Case in point: My group chat of 10 friends from my hometown is active on a weekly basis, which sometimes surprises people. Six of them are my “soccer friends,” which sounds silly to say as an adult who hasn’t worn a pair of cleats and played with them in over a decade. But soon we’ll have been friends for longer off the field than on it, and perhaps it’s all thanks to what we learned as teammates.
I started playing in kindergarten because my parents wanted me to socialize with other kids. Somewhere between the halftime orange slices and out-of-town tournaments, I guess we decided, “Hey, we actually really like each other outside of just running around on a field for 90 minutes.”
One time, one of my teammates was so sunburned from vacation she had to wear a bikini top under her sports bra.
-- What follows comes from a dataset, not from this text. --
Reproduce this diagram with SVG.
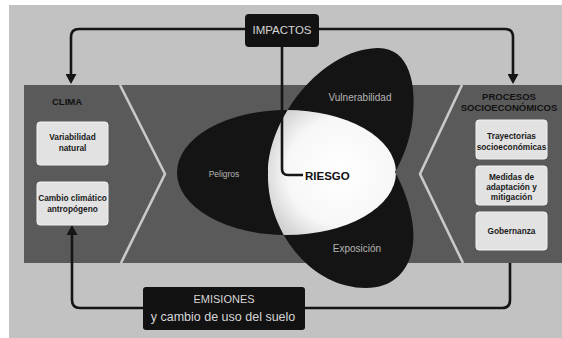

She probably could have bailed on practice but instead made it a point to show up for the rest of us. Another time, when we played our league’s boys’ team for some friendly competition, I got a black eye right before middle school graduation. (Thanks, James!) I could have been a little less intense, sure, but as coaches love to say: How you do one thing is how you do everything.
Like teams of all kinds aim to do, we quickly learned how to overcome tough days, show up for one another, and work together regardless of how a game was going.
As we’ve grown up, we’ve leaned on each other while bouncing back from losses far more serious than a qualifying match. We’ve celebrated personal wins — big moves, new jobs, tons of weddings — with one another, too. Today our common goal is less about scoring and more about staying close as our lives take different turns, even without the help of an organized practice schedule. In doing so, we’ve bypassed the seven-year theory by a long shot.